For the first time, the South's powerhouse economic agency tasked with attracting foreign investment, the Industrial Development Authority, has been told by the Irish Government to act on "a shared island basis" when implementing strategy.

The previously unreported shift in government policy was revealed by Taoiseach Micheál Martin at a Shared Island forum in Dublin on June 29. 

"If I was looking to the future, I think we need to do (more) under the shared island umbrella," he told RTÉ's Bryan Dobson in a 'fireside chat' at the fifth annual forum. "We need to do far more on an enterprise-industrial sense because, and I think I've said this to the IDA in particular, they need to really think on an all-island basis, (on) a shared island basis with Invest Northern Ireland, with Enterprise Ireland with InterTrade Ireland."

An Taoiseach said the enterprise bodies, "North and South" were "gearing up their own systems" to explore economic co-operation on an all-island basis. "This is important from a convergence perspective because the economies are not convergent. The economies are different and we need a stronger...enterprise-focused economy in the North."

Prof Séamus McGuinness who advises the Economic and Social Research Institute said the Taoiseach's move was "a small step but an important step".

“This is something we have called for before in terms of a joined-up, cross-border approach to a range of issues including foreign investment, education and skills and infrastructure," he said. 

“The number of people employed in foreign direct investment (FDI) firms in the Republican increased by 268,000 between 2015 and 2021 compared to just 7,000 increase in the North.

“There is a massive gap compared to Invest NI in the North. Taking an all-island approach is something we can support. There has already been a lot of shared-island work done already and an expansion of it would be very welcome. There is also a massive gap in productivity between the North and the South and FDI is one way of ways to close that gap."

Veteran economist Paul Gosling says a U-turn on the current policy of non-cooperation between the agencies would be welcome. 

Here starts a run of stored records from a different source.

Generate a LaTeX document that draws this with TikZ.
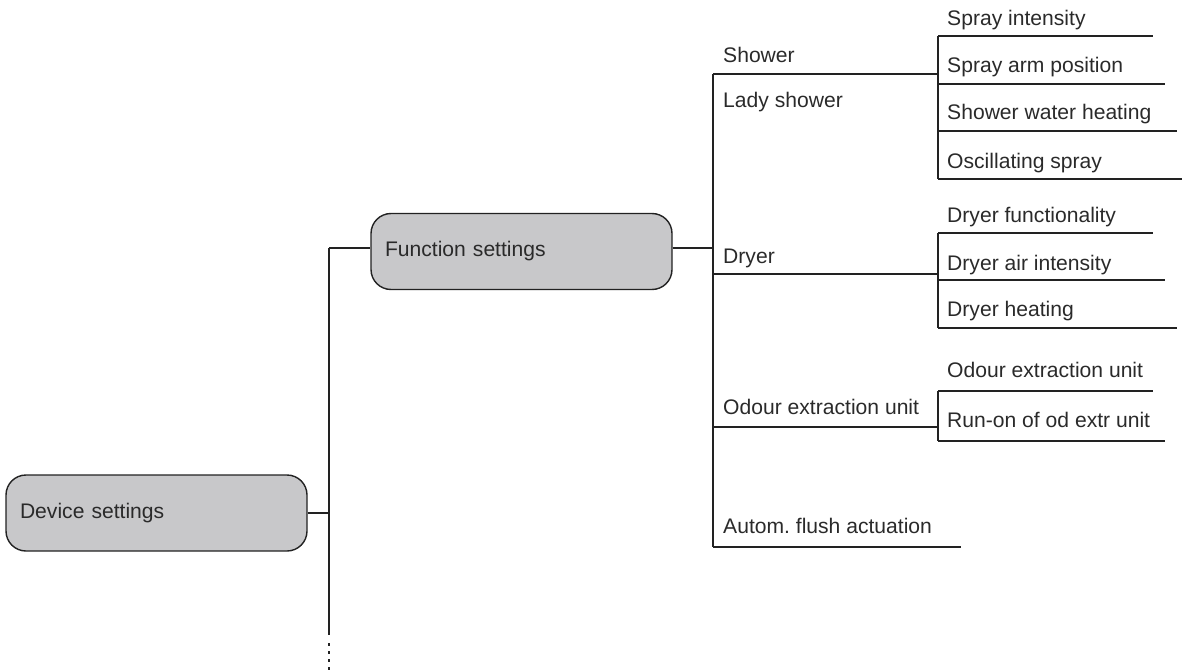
\documentclass[tikz,border=0pt]{standalone}
\usepackage{fontspec}
\setmainfont{Liberation Sans}
\frenchspacing
\definecolor{boxfill}{HTML}{C8C8CA}
\definecolor{ink}{HTML}{222222}
\definecolor{txt}{HTML}{2A2A2A}
\begin{document}
\begin{tikzpicture}[x=1pt,y=-1pt,
  font=\fontsize{21.1}{24}\selectfont,
  menubox/.style={draw=ink, line width=1.4pt, fill=boxfill, rounded corners=20pt,
    minimum height=76pt, text width=273pt, inner xsep=14pt, align=left, text=txt},
  lbl/.style={anchor=base west, inner sep=0pt, text=txt},
  conn/.style={draw=ink, line width=1.4pt}]
\useasboundingbox (0,0) rectangle (1182,671);

% main boxes
\node[menubox] (dev) at (156.5,513) {Device settings};
\node[menubox] (fs) at (521.5,251.5) {Function settings};

% level 1 connectors
\coordinate (v1top) at (329,248);
\coordinate (v1mid) at (329,513);
\coordinate (v1bot) at (329,635);
\coordinate (v1end) at (329,671);
\draw[conn] (dev.east |- v1mid) -- (v1mid);
\draw[conn] (v1top) -- (v1bot);
\draw[conn, dash pattern=on 3pt off 5pt] (329,643) -- (v1end);
\draw[conn] (v1top) -- (fs.west |- v1top);

% level 2
\coordinate (v2top) at (713,74);
\coordinate (v2fs) at (713,248);
\coordinate (v2bot) at (713,547);
\draw[conn] (fs.east |- v2fs) -- (v2fs);
\draw[conn] (v2top) -- (v2bot);

\node[lbl] (shower) at (723,63) {Shower};
\node[lbl] (lady) at (723,108) {Lady shower};
\node[lbl] (dryer) at (723,263) {Dryer};
\node[lbl] (odour) at (723,414) {Odour extraction unit};
\node[lbl] (flush) at (723,533) {Autom. flush actuation};

\coordinate (g1) at (938,74);
\coordinate (g2) at (938,274);
\coordinate (g3) at (938,427);
\coordinate (flushend) at (961,547);
\draw[conn] (v2top) -- (g1);
\draw[conn] (v2top |- g2) -- (g2);
\draw[conn] (v2top |- g3) -- (g3);
\draw[conn] (v2bot) -- (flushend);

% level 3 : shower group
\coordinate (s1) at (938,36);  \coordinate (s1e) at (1153,36);
\coordinate (s2) at (938,84);  \coordinate (s2e) at (1165,84);
\coordinate (s3) at (938,131); \coordinate (s3e) at (1177,131);
\coordinate (s4) at (938,179); \coordinate (s4e) at (1182,179);
\draw[conn] (s1) -- (s4);
\draw[conn] (s1) -- (s1e);
\draw[conn] (s2) -- (s2e);
\draw[conn] (s3) -- (s3e);
\draw[conn] (s4) -- (s4e);
\node[lbl] (sprayint) at (947,26) {Spray intensity};
\node[lbl] (sprayarm) at (947,73) {Spray arm position};
\node[lbl] (swheat) at (947,120) {Shower water heating};
\node[lbl] (oscil) at (947,168) {Oscillating spray};

% level 3 : dryer group
\coordinate (d1) at (938,233); \coordinate (d1e) at (1153,233);
\coordinate (d2) at (938,280); \coordinate (d2e) at (1165,280);
\coordinate (d3) at (938,328); \coordinate (d3e) at (1177,328);
\draw[conn] (d1) -- (d3);
\draw[conn] (d1) -- (d1e);
\draw[conn] (d2) -- (d2e);
\draw[conn] (d3) -- (d3e);
\node[lbl] (dfunc) at (947,222) {Dryer functionality};
\node[lbl] (dair) at (947,270) {Dryer air intensity};
\node[lbl] (dheat) at (947,316) {Dryer heating};

% level 3 : odour group
\coordinate (o1) at (938,391); \coordinate (o1e) at (1153,391);
\coordinate (o2) at (938,441); \coordinate (o2e) at (1165,441);
\draw[conn] (o1) -- (o2);
\draw[conn] (o1) -- (o1e);
\draw[conn] (o2) -- (o2e);
\node[lbl] (ounit) at (947,377) {Odour extraction unit};
\node[lbl] (orun) at (947,427) {Run-on of od extr unit};
\end{tikzpicture}
\end{document}
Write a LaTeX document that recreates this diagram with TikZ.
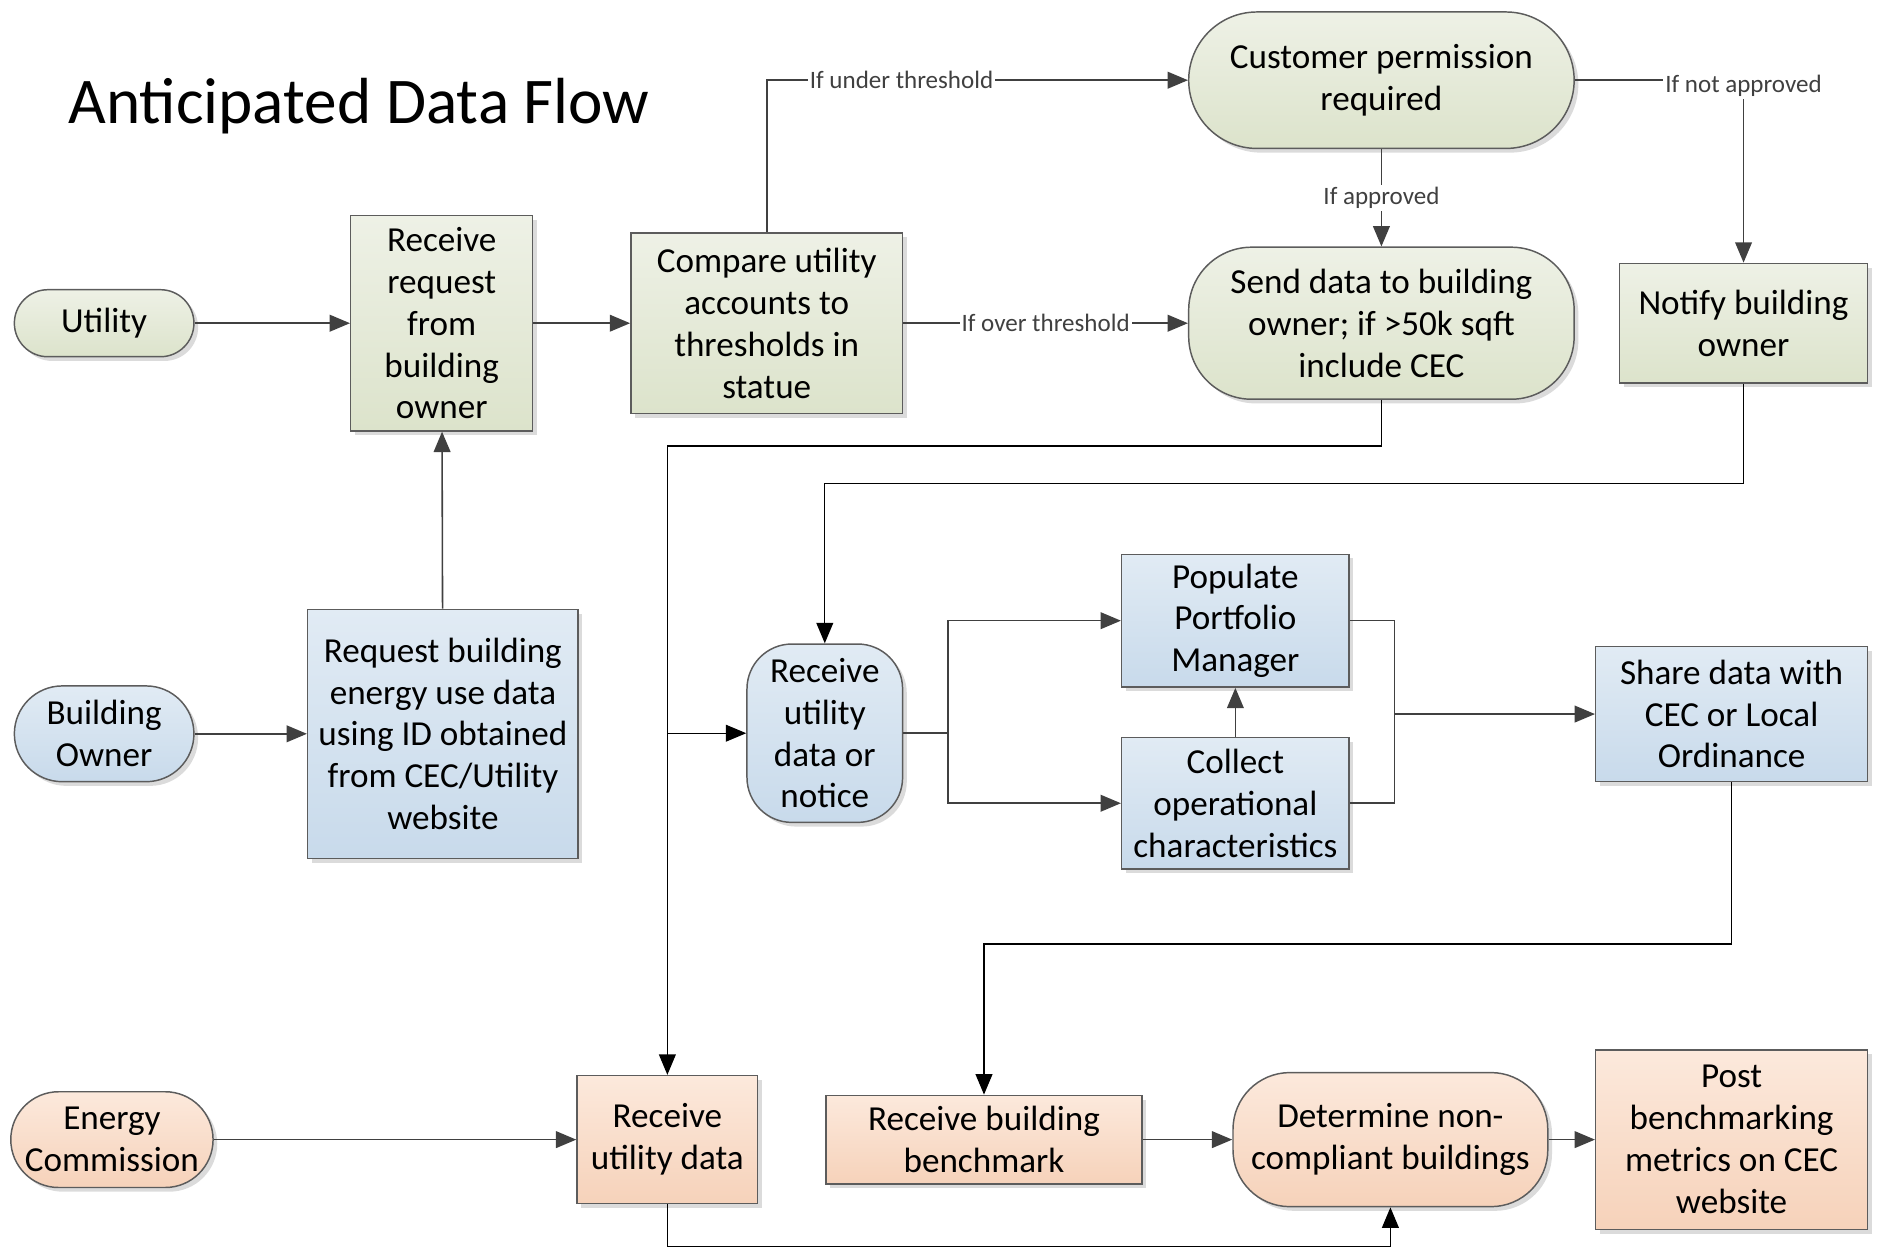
\documentclass[tikz,border=0pt]{standalone}
\usepackage{fontspec}
\setmainfont{Carlito}
\usetikzlibrary{arrows.meta,shadows}
\definecolor{gtop}{HTML}{EEF1E6}
\definecolor{gbot}{HTML}{DCE3CB}
\definecolor{btop}{HTML}{E1EBF4}
\definecolor{bbot}{HTML}{C8DAEB}
\definecolor{otop}{HTML}{FCE9DC}
\definecolor{obot}{HTML}{F6D2BA}
\definecolor{edge}{HTML}{5C5C5C}
\definecolor{wire}{HTML}{404040}

\begin{document}
\begin{tikzpicture}
\useasboundingbox (0,0) rectangle (31.36,-20.87);
\tikzstyle{box}=[rectangle, draw=edge, line width=0.7pt, align=center, inner sep=0pt,
    font=\fontsize{16.7}{19.9}\selectfont,
    drop shadow={shadow xshift=0.07cm, shadow yshift=-0.07cm, fill=black!35, opacity=0.4}]
\tikzstyle{grn}=[top color=gtop, bottom color=gbot]
\tikzstyle{blu}=[top color=btop, bottom color=bbot]
\tikzstyle{org}=[top color=otop, bottom color=obot]
\tikzstyle{arr}=[draw=wire, line width=0.75pt, -{Triangle[length=0.34cm, width=0.28cm]}]
\tikzstyle{arrthin}=[draw=black, line width=0.6pt, -{Triangle[length=0.34cm, width=0.28cm]}]
\tikzstyle{cond}=[fill=white, inner sep=1pt, text=wire, font=\fontsize{11.9}{14}\selectfont]

\node[anchor=base west, font=\fontsize{31}{37}\selectfont] (title) at (1.02,-2.06) {Anticipated Data Flow};

\node[box, grn, rounded corners=0.56cm, minimum width=3cm,
    minimum height=1.12cm] (util) at (1.74,-5.40) {Utility};
\node[box, grn, minimum width=3.04cm,
    minimum height=3.6cm] (rr) at (7.38,-5.40) {Receive\\request\\from\\building\\owner};
\node[box, grn, minimum width=4.54cm,
    minimum height=3.02cm] (cmp) at (12.81,-5.40) {Compare utility\\accounts to\\thresholds in\\statue};
\node[box, grn, rounded corners=1.14cm, minimum width=6.44cm,
    minimum height=2.28cm] (perm) at (23.08,-1.34) {Customer permission\\required};
\node[box, grn, rounded corners=1.05cm, minimum width=6.44cm,
    minimum height=2.54cm] (send) at (23.08,-5.40) {Send data to building\\owner; if >50k sqft\\include CEC};
\node[box, grn, minimum width=4.14cm,
    minimum height=2cm] (notify) at (29.13,-5.40) {Notify building\\owner};

\node[box, blu, rounded corners=0.8cm, minimum width=3cm,
    minimum height=1.6cm] (bown) at (1.74,-12.26) {Building\\Owner};
\node[box, blu, minimum width=4.52cm,
    minimum height=4.16cm] (req) at (7.40,-12.26) {Request building\\energy use data\\using ID obtained\\from CEC/Utility\\website};
\node[box, blu, rounded corners=0.75cm, minimum width=2.6cm,
    minimum height=2.98cm] (notice) at (13.78,-12.25) {Receive\\utility\\data or\\notice};
\node[box, blu, minimum width=3.8cm,
    minimum height=2.22cm] (pop) at (20.64,-10.37) {Populate\\Portfolio\\Manager};
\node[box, blu, minimum width=3.8cm,
    minimum height=2.2cm] (coll) at (20.64,-13.42) {Collect\\operational\\characteristics};
\node[box, blu, minimum width=4.54cm,
    minimum height=2.26cm] (share) at (28.93,-11.93) {Share data with\\CEC or Local\\Ordinance};

\node[box, org, rounded corners=0.8cm, minimum width=3.38cm,
    minimum height=1.6cm] (ec) at (1.87,-19.04) {Energy\\Commission};
\node[box, org, minimum width=3.02cm,
    minimum height=2.14cm] (rud) at (11.15,-19.04) {Receive\\utility data};
\node[box, org, minimum width=5.28cm,
    minimum height=1.48cm] (bench) at (16.44,-19.04) {Receive building\\benchmark};
\node[box, org, rounded corners=0.95cm, minimum width=5.26cm,
    minimum height=2.24cm] (det) at (23.23,-19.04) {Determine non-\\compliant buildings};
\node[box, org, minimum width=4.54cm,
    minimum height=3cm] (post) at (28.93,-19.04) {Post\\benchmarking\\metrics on CEC\\website};

\coordinate (split) at (15.84,-12.25);
\coordinate (merge) at (23.30,-11.93);

\draw[arr] (util) -- (rr);
\draw[arr] (rr) -- (cmp);
\draw[arr] (cmp.north) |- node[cond, pos=0.66] {If under threshold} (perm.west);
\draw[arr] (cmp) -- node[cond] {If over threshold} (send);
\draw[arr] (perm) -- node[cond] {If approved} (send);
\draw[arr] (perm.east) -| node[cond, pos=0.5, yshift=-0.1cm] {If not approved} (notify.north);
\draw[arrthin] (send.south) -- ++(0,-0.77) -| (rud.north);
\draw[arrthin] (rud.north |- notice.west) -- (notice.west);
\draw[arrthin] (notify.south) -- ++(0,-1.66) -| (notice.north);
\draw[draw=wire, line width=0.75pt] (notice.east) -- (split);
\draw[arr] (split) |- (pop.west);
\draw[arr] (split) |- (coll.west);
\draw[arr] (coll) -- (pop);
\draw[draw=wire, line width=0.75pt] (pop.east) -| (merge) |- (coll.east);
\draw[arr] (merge) -- (share.west);
\draw[arrthin] (share.south) -- ++(0,-2.70) -| (bench.north);
\draw[arr] (bown) -- (req);
\draw[arr] (req) -- (rr);
\draw[arr] (ec) -- (rud);
\draw[arr] (bench) -- (det);
\draw[arr] (det) -- (post);
\draw[arrthin] (rud.south) -- ++(0,-0.70) -| (det.south);
\end{tikzpicture}
\end{document}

"It is essential that IDA Ireland and Invest NI work together closely to promote Irish inward and indigenous investment on a cross-border basis." he told belfastmedia.com. "To fail to do so is another example of enforcing and embedding the partition of this island."

Gosling, who authored a Holywell Trust 2024 report on the cross-border Northwest Economic Region said agencies on both sides of the border had failed the Northwest which is the least prosperous region in Ireland. 

"The North West suffers from weak economies in Derry, parts of Tyrone and Donegal. We are effectively a cross-border economic region, yet this is not recognised as such structurally by IDA Ireland and Invest NI," he added. 

"While recognising there are challenges such as differences in the timing of the census and differences in exam systems and skills qualifications, there are ways of getting round this that can boost the economy.

"It is clear with the benefit of hindsight that the Good Friday Agreement should have included the promotion of inward and indigenous investment as an area for cross-border partnership, which should have been supported by a single economic investment agency."

Gosling's 2024 identifies the failure of Invest Northern Ireland to consider the wider northwest travel-to-work area as a drag on investment. 

By not including Co. Donegal in its proposition, "Invest NI lacks a defined Derry travel-to-work area and does not systematically incorporate the Donegal skills base into its investor propositions," he adds.